Wisdom and Law in Colossians

ABSTRACT

This thesis concerns the impact of the Jewish Wisdom tradition upon the text of Col 1:3-3:4. This section of the text is chosen because it best delineates the extent of sapiential language in Colossians. The impact of Torah is also examined, especially as it concerns the identification of Christ as both Wisdom and Torah. This is accomplished by a linguistic study of the sapiential language which occurs in the epistle.

Whereas previous research had shown the influence of Jewish speculation about ‘Wisdom’ as a semi-divine being on the author’s thought, the thesis argues that this explanation needs elaboration. It points to the association between this speculation about ‘Wisdom’ and the concept of Law, such that the latter is seen as articulating what ‘Wisdom’ asks. This is accomplished by a linguistic study of the sapiential language which occurs in the epistle. Echoed terms, chiastic structures and thematic and linguistic units carry the Wisdom/Torah motif. These are brought together to show what the writer has been doing.
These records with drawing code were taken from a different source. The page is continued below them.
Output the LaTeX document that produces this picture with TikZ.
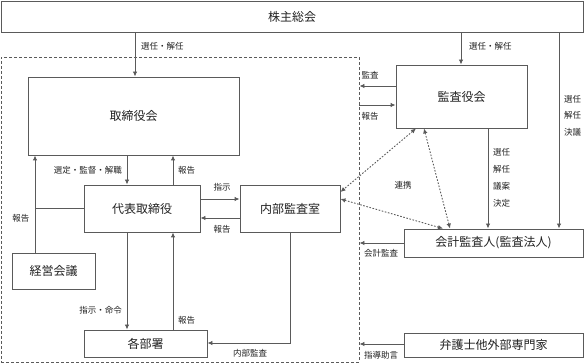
\documentclass[tikz,border=0pt]{standalone}
\usepackage{fontspec}
\setmainfont{Noto Sans CJK JP}
\usetikzlibrary{arrows.meta}
\definecolor{ln}{HTML}{5A5A5A}
\definecolor{tx}{HTML}{222222}
\tikzset{
  box/.style={draw=ln, line width=0.9pt, fill=white, text=tx, inner sep=0pt, font=\fontsize{12}{14}\selectfont},
  lab/.style={text=tx, inner sep=1pt, font=\fontsize{8.5}{10}\selectfont},
  arr/.style={draw=ln, line width=0.9pt, -{Latex[length=5pt,width=4.5pt]}},
  ln/.style={draw=ln, line width=0.9pt},
  dots/.style={draw=ln, line width=0.9pt, dash pattern=on 1.6pt off 1.6pt, {Latex[length=5pt,width=4.5pt]}-{Latex[length=5pt,width=4.5pt]}},
  grpst/.style={draw=ln, line width=0.9pt, dash pattern=on 3pt off 2pt, inner sep=0pt}
}
\begin{document}
\begin{tikzpicture}[x=1pt,y=-1pt]
\useasboundingbox (0,0) rectangle (584,363);
% group
\node[grpst, minimum width=358pt, minimum height=305pt] (grp) at (180,209.5) {};
% boxes
\node[box, minimum width=582pt, minimum height=31pt] (share) at (292,16.5) {株主総会};
\node[box, minimum width=211pt, minimum height=78pt] (board) at (133.5,116) {取締役会};
\node[box, minimum width=116pt, minimum height=47pt] (rep) at (142,208.5) {代表取締役};
\node[box, minimum width=100pt, minimum height=47pt] (naibu) at (290,208.5) {内部監査室};
\node[box, minimum width=83pt, minimum height=36pt] (keiei) at (53.5,271) {経営会議};
\node[box, minimum width=123pt, minimum height=27pt] (bumon) at (145.5,343.5) {各部署};
\node[box, minimum width=131pt, minimum height=63pt] (kansa) at (461.5,96.5) {監査役会};
\node[box, minimum width=179pt, minimum height=28pt] (kaikei) at (493.5,243) {会計監査人(監査法人)};
\node[box, minimum width=179pt, minimum height=24pt] (bengo) at (493.5,345) {弁護士他外部専門家};
% shareholders arrows
\draw[arr] (share.south -| 135,0) -- (board.north -| 135,0);
\node[lab, anchor=west] (l1) at (140,46) {選任・解任};
\draw[arr] (share.south -| 461,0) -- (kansa.north -| 461,0);
\node[lab, anchor=west] (l2) at (468,46) {選任・解任};
\draw[arr] (share.south -| 559,0) -- (kaikei.north -| 559,0);
\node[lab, anchor=west, align=left, font=\fontsize{8.5}{16.5}\selectfont] (l3) at (563,115.5) {選任\\解任\\決議};
% board <-> rep
\draw[arr] (board.south -| 127,0) -- (rep.north -| 127,0);
\node[lab, anchor=east] (l4) at (123,170) {選定・監督・解職};
\draw[arr] (rep.north -| 173,0) -- (board.south -| 173,0);
\node[lab, anchor=west] (l5) at (177,170) {報告};
% keiei
\draw[arr] (keiei.north -| 35,0) -- (board.south -| 35,0);
\draw[ln] (rep.west) -- (rep.west -| 35,0);
\node[lab] (l6) at (21,218) {報告};
% rep <-> naibu
\draw[arr] (rep.east |- 0,199) -- (naibu.west |- 0,199);
\node[lab] (l7) at (222,187) {指示};
\draw[arr] (naibu.west |- 0,218) -- (rep.east |- 0,218);
\node[lab] (l8) at (222,229) {報告};
% rep <-> bumon
\draw[arr] (rep.south -| 127,0) -- (bumon.north -| 127,0);
\node[lab, anchor=east] (l9) at (123,310) {指示・命令};
\draw[arr] (bumon.north -| 173,0) -- (rep.south -| 173,0);
\node[lab, anchor=west] (l10) at (177,320) {報告};
% naibu -> bumon
\draw[arr] (naibu.south -| 290,0) -- (290,343) -- (bumon.east |- 0,343);
\node[lab] (l11) at (250,353) {内部監査};
% kansa <-> group
\draw[arr] (kansa.west |- 0,86) -- (grp.east |- 0,86);
\node[lab] (l12) at (370,75) {監査};
\draw[arr] (grp.east |- 0,105) -- (kansa.west |- 0,105);
\node[lab] (l13) at (370,116) {報告};
% kansa -> kaikei
\draw[arr] (kansa.south -| 488,0) -- (kaikei.north -| 488,0);
\node[lab, anchor=west, align=left, font=\fontsize{8.5}{17}\selectfont] (l14) at (492,177.5) {選任\\解任\\議案\\決定};
% kaikei, bengo -> group
\draw[arr] (kaikei.west) -- (grp.east |- kaikei.west);
\node[lab] (l15) at (381,253) {会計監査};
\draw[arr] (bengo.west |- 0,344) -- (grp.east |- 0,344);
\node[lab] (l16) at (381,355.5) {指導助言};
% renkei dotted
\draw[dots] (kansa.south -| 416,0) -- (naibu.east |- 0,192);
\draw[dots] (kansa.south -| 424,0) -- (kaikei.north -| 450,0);
\draw[dots] (naibu.east |- 0,199) -- (kaikei.north -| 443,0);
\node[lab] (l17) at (403,185) {連携};
\end{tikzpicture}
\end{document}
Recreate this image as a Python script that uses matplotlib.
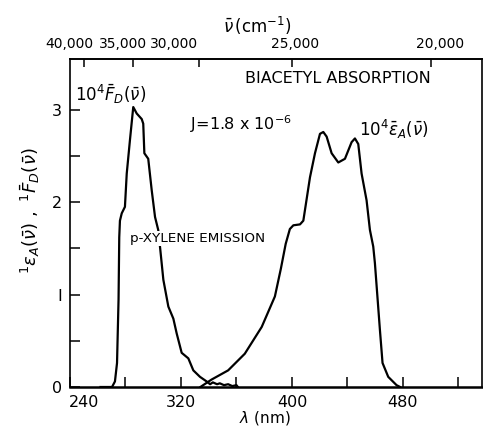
import numpy as np
import matplotlib
matplotlib.use("Agg")
import matplotlib.pyplot as plt
from matplotlib.transforms import ScaledTranslation

# p-xylene emission, 10^4 F_D
lam_em = [262, 270.3, 272.4, 273.9, 275.0, 275.5, 276.0, 277.3, 279.6, 280.9,
          283.2, 285.6, 288.1, 291.7, 292.8, 293.6, 296.4, 298.9, 301.3, 303.6,
          305.0, 307.3, 310.9, 314.5, 316.9, 320.5, 325.3, 328.9, 333.7, 338.5,
          341, 343, 346, 348, 351, 354, 357, 360, 361]
f_em = [0, 0, 0.06, 0.26, 0.95, 1.62, 1.80, 1.88, 1.95, 2.31,
        2.67, 3.03, 2.96, 2.90, 2.85, 2.53, 2.47, 2.13, 1.84, 1.70,
        1.50, 1.16, 0.87, 0.74, 0.58, 0.37, 0.31, 0.18, 0.11, 0.06,
        0.03, 0.05, 0.03, 0.04, 0.02, 0.03, 0.01, 0.02, 0]

# biacetyl absorption, 10^4 eps_A
lam_ab = [334, 342, 354, 366, 378.2, 387.7, 392, 395.5, 398.5, 401,
          405.8, 408.2, 413, 416.6, 420.2, 422.6, 425, 428.6, 433.4, 438.2,
          443, 445.4, 447.8, 450.2, 453.8, 456.2, 458.6, 459.8, 463.4, 465.3,
          469.4, 475.4, 478]
e_ab = [0, 0.08, 0.18, 0.36, 0.65, 0.98, 1.28, 1.55, 1.71, 1.75,
        1.76, 1.80, 2.27, 2.53, 2.74, 2.76, 2.71, 2.53, 2.43, 2.47,
        2.65, 2.69, 2.63, 2.31, 2.02, 1.70, 1.52, 1.34, 0.62, 0.26,
        0.11, 0.02, 0]

x_ticks = [240, 320, 400, 480]
x_minor = [280, 360, 440, 520]
y_ticks = [0, 1, 2, 3]
y_tick_labels = ["0", "I", "2", "3"]
wn_ticks = [40000, 35000, 30000, 25000, 20000]
wn_labels = ["40,000", "35,000", "30,000", "25,000", "20,000"]
wn_offsets = [-14, -10, -25, 3, 9]   # pixels, hand lettered placement


def nm2wn(x):
    x = np.asarray(x, dtype=float)
    with np.errstate(divide="ignore"):
        return 1e7 / x


fig = plt.figure(figsize=(4.83, 4.28), dpi=100)
ax = fig.add_axes([70 / 483, 1 - 387 / 428, 412 / 483, 328 / 428])

ax.plot(lam_em, f_em, color="black", lw=1.6, solid_joinstyle="round")
ax.plot(lam_ab, e_ab, color="black", lw=1.6, solid_joinstyle="round")

ax.set_xlim(240, 537)
ax.set_ylim(0, 3.55)
for s in ax.spines.values():
    s.set_linewidth(1.2)
ax.spines["bottom"].set_linewidth(1.8)

ax.set_xticks(x_ticks)
ax.set_xticks(x_minor, minor=True)
ax.set_yticks(y_ticks)
ax.set_yticklabels(y_tick_labels)
ax.set_yticks([0.5, 1.5, 2.5], minor=True)
ax.tick_params(axis="both", which="both", direction="in", length=7, width=1.1,
               labelsize=11.5, top=False, right=False)
ax.tick_params(axis="x", pad=6)
ax.tick_params(axis="y", pad=6)

off = ScaledTranslation(14 / 100, 0, fig.dpi_scale_trans)
lbl0 = ax.xaxis.get_majorticklabels()[0]
lbl0.set_transform(lbl0.get_transform() + off)

sec = ax.secondary_xaxis("top", functions=(nm2wn, nm2wn))
sec.set_xticks(wn_ticks)
sec.set_xticklabels(wn_labels)
sec.tick_params(direction="in", length=6, width=1.1, labelsize=10, pad=6)
sec.spines["top"].set_linewidth(1.2)
for lbl, dx in zip(sec.xaxis.get_majorticklabels(), wn_offsets):
    lbl.set_transform(lbl.get_transform() + ScaledTranslation(dx / 100, 0, fig.dpi_scale_trans))

ax.text(243.6, 3.10, r"$10^4\bar{F}_D(\bar{\nu})$", fontsize=12, ha="left", va="baseline")
ax.text(326.5, 2.78, r"J=1.8 x 10$^{-6}$", fontsize=11.5, ha="left", va="baseline")
ax.text(366, 3.29, "BIACETYL ABSORPTION", fontsize=11.5, ha="left", va="baseline")
ax.text(448.3, 2.72, r"$10^4\bar{\epsilon}_A(\bar{\nu})$", fontsize=12, ha="left", va="baseline")
ax.text(283.2, 1.57, "p-XYLENE EMISSION", fontsize=9.7, ha="left", va="baseline",
        bbox=dict(facecolor="white", edgecolor="none", pad=0.5), zorder=5)

fig.text(30 / 483, 1 - 211 / 428,
         r"$^1\epsilon_A(\bar{\nu})\ ,\ ^1\bar{F}_D(\bar{\nu})$",
         rotation=90, fontsize=13, ha="center", va="center")
fig.text(257 / 483, 1 - 26 / 428, r"$\bar{\nu}\,$(cm$^{-1}$)", fontsize=12,
         ha="center", va="center")
fig.text(265 / 483, 1 - 418 / 428, r"$\lambda$ (nm)", fontsize=11,
         ha="center", va="center")

fig.savefig("out.png", dpi=100)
The thesis demonstrates that the association of Wisdom and Law informs both the author’s portrait of Jesus Christ, who is pictured as totally embodying Wisdom and its demands, and the way the author combats the additional demands being brought to bear on the readers.  In his use of wisdom language he has been employing the language in which the opponents couched their position. Furthermore, he has used these terms to build a christology which completely assimilates the tradition which the opponents had been claiming as their own. Instead he has built a solid case for Christ as the embodiment of Wisdom and Torah. The conflict behind Colossians is then explained coherently as taking place over matters of Jewish Law and the extent to which allegiance to Christ as Wisdom should free people from its demands. The opposition group appears to have engaged in a speculative form of Judaism which linked fulfilment of ritual and other demands to veneration and appeasement of angels.